WHAT IS BEING ASKED —
From the entries that follow, extract each line holding the string "this".

WORKING DATA —
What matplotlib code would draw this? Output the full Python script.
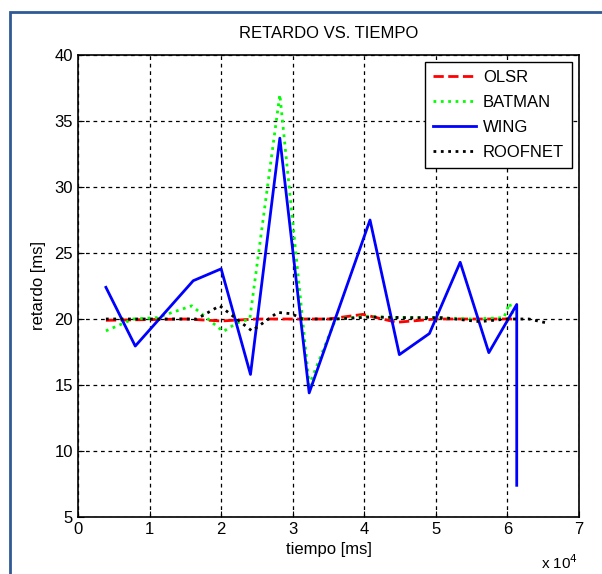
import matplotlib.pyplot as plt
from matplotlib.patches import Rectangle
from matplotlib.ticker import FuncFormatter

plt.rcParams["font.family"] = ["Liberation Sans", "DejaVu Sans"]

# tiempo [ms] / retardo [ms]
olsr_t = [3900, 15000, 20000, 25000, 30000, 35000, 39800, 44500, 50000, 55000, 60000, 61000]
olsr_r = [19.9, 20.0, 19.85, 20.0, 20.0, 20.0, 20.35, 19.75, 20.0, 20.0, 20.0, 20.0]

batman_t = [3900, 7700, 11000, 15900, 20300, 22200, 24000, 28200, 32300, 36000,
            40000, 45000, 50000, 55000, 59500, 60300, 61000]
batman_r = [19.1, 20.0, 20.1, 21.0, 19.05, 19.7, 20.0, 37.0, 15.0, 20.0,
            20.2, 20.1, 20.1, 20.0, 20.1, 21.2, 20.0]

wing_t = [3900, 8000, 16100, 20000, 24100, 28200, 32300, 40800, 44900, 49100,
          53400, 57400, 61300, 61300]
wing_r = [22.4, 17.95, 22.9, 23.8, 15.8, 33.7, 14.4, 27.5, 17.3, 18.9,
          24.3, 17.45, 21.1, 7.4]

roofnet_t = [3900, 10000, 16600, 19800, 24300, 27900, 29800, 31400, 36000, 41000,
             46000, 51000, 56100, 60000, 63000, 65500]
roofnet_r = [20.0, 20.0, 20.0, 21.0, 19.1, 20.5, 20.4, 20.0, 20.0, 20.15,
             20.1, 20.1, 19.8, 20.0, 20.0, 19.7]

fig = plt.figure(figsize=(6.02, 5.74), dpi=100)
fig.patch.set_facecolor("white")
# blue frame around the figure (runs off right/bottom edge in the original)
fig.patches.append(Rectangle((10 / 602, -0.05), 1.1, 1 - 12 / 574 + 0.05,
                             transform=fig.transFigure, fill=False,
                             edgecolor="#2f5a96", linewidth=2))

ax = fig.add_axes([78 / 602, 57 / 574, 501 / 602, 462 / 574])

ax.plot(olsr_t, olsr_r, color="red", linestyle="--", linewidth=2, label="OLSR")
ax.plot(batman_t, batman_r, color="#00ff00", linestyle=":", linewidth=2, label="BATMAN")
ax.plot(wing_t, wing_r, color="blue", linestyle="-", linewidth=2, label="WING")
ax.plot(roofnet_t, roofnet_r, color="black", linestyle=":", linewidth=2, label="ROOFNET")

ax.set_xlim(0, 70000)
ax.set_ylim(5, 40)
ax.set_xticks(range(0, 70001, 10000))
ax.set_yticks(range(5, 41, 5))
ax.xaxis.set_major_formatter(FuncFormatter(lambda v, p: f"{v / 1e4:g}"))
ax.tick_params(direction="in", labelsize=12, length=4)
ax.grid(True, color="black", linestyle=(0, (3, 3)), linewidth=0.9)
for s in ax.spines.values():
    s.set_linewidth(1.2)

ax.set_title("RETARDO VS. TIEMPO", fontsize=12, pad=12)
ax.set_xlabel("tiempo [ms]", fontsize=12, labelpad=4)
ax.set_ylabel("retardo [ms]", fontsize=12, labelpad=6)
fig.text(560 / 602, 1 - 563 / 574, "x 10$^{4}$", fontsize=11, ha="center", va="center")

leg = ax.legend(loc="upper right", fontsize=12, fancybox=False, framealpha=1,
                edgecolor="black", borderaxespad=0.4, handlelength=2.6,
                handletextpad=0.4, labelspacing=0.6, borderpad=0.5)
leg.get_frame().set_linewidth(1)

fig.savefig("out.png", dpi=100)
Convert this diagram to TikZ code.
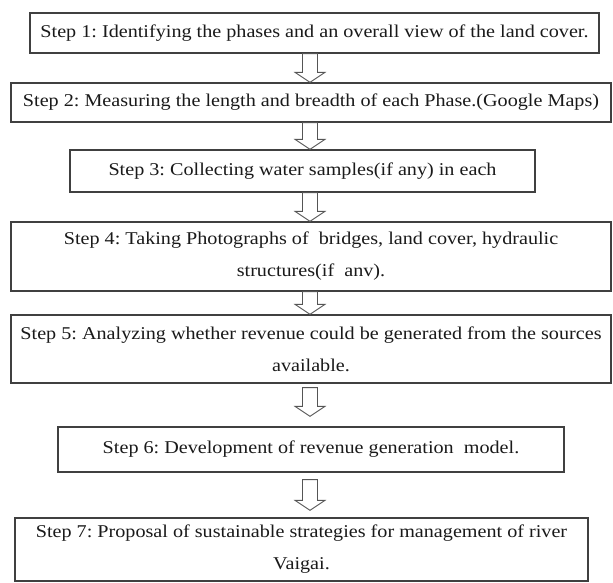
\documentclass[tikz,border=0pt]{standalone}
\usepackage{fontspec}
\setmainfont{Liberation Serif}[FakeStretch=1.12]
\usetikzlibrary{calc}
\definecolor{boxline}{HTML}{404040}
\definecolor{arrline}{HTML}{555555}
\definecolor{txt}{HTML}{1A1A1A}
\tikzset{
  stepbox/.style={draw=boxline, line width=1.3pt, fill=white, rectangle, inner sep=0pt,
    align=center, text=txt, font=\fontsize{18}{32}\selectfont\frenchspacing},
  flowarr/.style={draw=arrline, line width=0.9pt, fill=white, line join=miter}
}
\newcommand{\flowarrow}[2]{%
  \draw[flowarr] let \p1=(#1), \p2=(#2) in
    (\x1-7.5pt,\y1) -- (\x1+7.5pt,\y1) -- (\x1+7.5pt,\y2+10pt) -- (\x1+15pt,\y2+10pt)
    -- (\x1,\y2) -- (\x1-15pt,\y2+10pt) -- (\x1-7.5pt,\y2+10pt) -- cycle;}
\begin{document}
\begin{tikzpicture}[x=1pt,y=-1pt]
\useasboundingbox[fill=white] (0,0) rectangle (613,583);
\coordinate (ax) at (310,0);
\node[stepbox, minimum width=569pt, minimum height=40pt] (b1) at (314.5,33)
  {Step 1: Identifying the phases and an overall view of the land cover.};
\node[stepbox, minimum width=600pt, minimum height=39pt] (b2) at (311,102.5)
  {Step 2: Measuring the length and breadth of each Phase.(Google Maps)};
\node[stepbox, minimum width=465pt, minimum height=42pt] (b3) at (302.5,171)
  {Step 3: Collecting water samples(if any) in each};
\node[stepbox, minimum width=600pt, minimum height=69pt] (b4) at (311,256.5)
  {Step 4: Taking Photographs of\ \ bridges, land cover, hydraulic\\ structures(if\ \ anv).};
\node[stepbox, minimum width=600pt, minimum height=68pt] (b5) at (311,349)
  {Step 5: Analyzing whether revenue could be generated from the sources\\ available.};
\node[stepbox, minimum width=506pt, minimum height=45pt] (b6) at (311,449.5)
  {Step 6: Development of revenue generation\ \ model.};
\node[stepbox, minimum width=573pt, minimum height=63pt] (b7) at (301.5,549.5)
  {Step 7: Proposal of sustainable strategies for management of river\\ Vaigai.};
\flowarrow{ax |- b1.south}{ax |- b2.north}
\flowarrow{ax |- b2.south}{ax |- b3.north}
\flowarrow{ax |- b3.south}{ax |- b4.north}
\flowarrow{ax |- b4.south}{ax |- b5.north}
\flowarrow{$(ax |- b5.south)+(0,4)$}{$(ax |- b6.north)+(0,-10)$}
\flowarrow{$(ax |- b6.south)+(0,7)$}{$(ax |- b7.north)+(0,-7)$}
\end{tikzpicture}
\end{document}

EXPECTED ANSWER —
What matplotlib code would draw this? Output the full Python script.
Convert this diagram to TikZ code.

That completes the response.